Entries provided:
==============================
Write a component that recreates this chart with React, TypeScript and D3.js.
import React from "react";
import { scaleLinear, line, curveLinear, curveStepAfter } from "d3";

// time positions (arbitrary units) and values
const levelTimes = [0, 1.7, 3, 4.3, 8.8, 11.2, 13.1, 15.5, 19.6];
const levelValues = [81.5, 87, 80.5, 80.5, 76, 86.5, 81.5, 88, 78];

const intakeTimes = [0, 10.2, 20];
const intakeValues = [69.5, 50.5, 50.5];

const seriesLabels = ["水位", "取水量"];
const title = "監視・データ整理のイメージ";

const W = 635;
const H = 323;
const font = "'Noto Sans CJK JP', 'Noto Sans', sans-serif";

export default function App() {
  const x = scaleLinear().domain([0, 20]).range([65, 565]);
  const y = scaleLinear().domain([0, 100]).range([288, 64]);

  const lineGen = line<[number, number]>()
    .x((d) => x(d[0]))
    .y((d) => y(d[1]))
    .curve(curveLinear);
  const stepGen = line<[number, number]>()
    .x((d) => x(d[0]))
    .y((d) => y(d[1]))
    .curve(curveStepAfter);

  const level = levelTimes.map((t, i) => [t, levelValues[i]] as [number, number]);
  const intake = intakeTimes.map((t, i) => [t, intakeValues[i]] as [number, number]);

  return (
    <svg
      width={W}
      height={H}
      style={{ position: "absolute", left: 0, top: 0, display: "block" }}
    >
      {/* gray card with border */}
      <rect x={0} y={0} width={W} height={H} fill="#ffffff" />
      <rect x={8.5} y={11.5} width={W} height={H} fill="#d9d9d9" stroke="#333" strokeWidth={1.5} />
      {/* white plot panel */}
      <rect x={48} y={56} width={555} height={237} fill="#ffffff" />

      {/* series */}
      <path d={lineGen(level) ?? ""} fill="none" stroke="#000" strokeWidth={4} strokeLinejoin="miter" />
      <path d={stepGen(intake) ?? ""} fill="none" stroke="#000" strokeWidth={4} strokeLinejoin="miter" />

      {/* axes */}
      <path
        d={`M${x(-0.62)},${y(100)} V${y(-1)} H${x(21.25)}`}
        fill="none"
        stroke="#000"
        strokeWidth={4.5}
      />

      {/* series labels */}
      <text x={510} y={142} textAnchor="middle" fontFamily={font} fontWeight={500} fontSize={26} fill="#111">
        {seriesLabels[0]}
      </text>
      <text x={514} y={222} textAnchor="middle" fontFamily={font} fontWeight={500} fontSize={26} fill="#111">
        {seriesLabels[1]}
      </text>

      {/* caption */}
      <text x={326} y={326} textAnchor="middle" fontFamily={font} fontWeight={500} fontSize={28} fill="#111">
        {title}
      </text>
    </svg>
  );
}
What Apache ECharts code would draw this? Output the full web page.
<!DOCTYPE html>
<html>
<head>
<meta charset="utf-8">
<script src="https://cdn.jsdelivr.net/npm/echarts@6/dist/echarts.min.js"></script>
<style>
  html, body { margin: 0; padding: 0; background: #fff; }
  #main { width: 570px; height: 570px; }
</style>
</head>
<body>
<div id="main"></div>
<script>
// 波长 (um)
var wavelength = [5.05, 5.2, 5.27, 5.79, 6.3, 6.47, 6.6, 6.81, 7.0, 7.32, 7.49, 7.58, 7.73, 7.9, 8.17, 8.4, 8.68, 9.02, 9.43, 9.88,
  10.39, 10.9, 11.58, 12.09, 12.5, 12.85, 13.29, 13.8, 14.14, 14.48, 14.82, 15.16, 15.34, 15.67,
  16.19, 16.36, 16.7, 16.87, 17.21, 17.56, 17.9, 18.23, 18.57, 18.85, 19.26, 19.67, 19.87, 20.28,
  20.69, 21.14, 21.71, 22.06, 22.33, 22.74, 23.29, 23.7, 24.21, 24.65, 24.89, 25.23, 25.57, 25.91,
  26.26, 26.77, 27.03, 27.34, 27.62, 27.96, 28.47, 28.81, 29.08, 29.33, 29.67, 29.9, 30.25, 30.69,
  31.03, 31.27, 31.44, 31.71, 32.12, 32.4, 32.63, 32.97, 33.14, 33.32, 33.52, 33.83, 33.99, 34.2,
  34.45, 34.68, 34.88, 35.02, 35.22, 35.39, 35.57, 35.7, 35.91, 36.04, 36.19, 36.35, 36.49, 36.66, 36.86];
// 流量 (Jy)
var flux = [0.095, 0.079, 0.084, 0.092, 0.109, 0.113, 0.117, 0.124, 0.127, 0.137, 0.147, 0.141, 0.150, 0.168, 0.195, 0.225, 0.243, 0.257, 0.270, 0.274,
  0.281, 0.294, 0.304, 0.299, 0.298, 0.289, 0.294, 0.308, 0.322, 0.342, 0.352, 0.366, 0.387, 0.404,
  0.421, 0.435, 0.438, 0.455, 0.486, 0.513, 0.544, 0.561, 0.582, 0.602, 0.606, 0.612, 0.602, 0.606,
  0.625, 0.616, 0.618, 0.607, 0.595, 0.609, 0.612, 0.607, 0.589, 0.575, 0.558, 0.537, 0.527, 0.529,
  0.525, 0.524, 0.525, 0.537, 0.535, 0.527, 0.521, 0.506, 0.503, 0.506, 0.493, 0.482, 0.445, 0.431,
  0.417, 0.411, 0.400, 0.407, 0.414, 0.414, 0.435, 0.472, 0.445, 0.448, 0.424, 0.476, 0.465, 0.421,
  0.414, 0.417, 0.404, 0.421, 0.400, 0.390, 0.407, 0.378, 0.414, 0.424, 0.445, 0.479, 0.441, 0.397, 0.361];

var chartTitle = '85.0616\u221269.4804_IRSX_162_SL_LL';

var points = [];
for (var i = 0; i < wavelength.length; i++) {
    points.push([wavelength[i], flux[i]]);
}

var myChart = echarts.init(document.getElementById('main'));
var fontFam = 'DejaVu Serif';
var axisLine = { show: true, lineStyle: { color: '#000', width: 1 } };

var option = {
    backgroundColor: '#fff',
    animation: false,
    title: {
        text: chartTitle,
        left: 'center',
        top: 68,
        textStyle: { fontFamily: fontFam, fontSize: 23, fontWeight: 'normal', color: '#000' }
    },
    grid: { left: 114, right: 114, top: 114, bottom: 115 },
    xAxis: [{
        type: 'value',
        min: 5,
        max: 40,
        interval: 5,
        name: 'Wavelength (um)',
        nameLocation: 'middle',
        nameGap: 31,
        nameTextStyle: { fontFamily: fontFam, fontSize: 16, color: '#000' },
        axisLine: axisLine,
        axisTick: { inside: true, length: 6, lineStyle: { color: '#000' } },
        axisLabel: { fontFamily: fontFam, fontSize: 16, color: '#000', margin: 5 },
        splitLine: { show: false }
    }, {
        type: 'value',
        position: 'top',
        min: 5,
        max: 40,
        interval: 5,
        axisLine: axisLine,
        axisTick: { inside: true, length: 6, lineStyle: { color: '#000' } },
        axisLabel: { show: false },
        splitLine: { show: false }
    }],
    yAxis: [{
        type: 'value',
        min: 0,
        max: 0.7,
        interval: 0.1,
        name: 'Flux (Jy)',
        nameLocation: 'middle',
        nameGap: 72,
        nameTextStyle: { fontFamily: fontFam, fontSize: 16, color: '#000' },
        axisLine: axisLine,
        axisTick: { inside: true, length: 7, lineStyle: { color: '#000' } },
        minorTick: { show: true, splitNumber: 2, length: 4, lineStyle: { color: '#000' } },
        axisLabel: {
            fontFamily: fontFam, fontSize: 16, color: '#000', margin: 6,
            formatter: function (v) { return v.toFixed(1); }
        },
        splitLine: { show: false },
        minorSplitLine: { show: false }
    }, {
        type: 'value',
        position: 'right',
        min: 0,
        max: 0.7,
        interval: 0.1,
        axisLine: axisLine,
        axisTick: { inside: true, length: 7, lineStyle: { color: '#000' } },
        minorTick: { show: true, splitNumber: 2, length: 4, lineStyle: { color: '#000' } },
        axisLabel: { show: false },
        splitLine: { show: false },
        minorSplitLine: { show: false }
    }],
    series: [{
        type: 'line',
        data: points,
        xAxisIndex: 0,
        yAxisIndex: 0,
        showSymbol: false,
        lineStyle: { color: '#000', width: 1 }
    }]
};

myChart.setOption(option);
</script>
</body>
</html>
==============================
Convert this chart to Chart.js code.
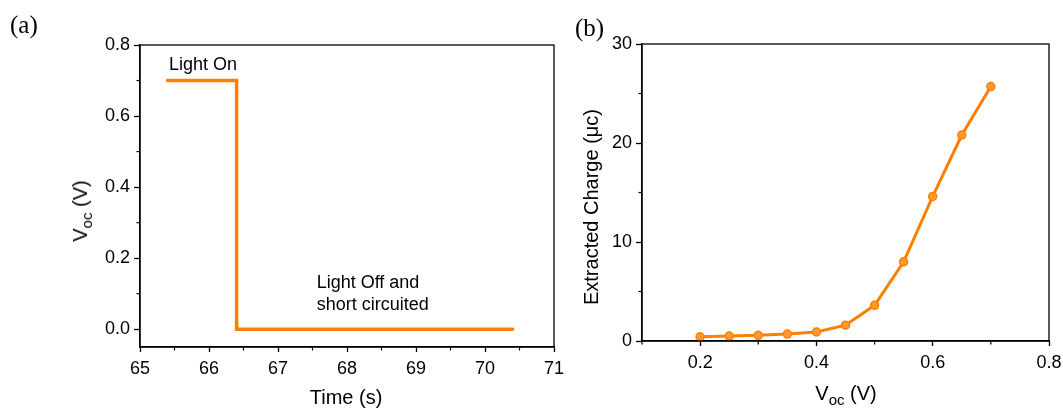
==============================
Task brief: All lines in the listing above from the line containing "Write a component" to the line containing "line, curveLinear, curveStepAfter", inclusive, should be retyped exactly; no other lines should appear.

Problem solution:
Write a component that recreates this chart with React, TypeScript and D3.js.
import React from "react";
import { scaleLinear, line, curveLinear, curveStepAfter } from "d3";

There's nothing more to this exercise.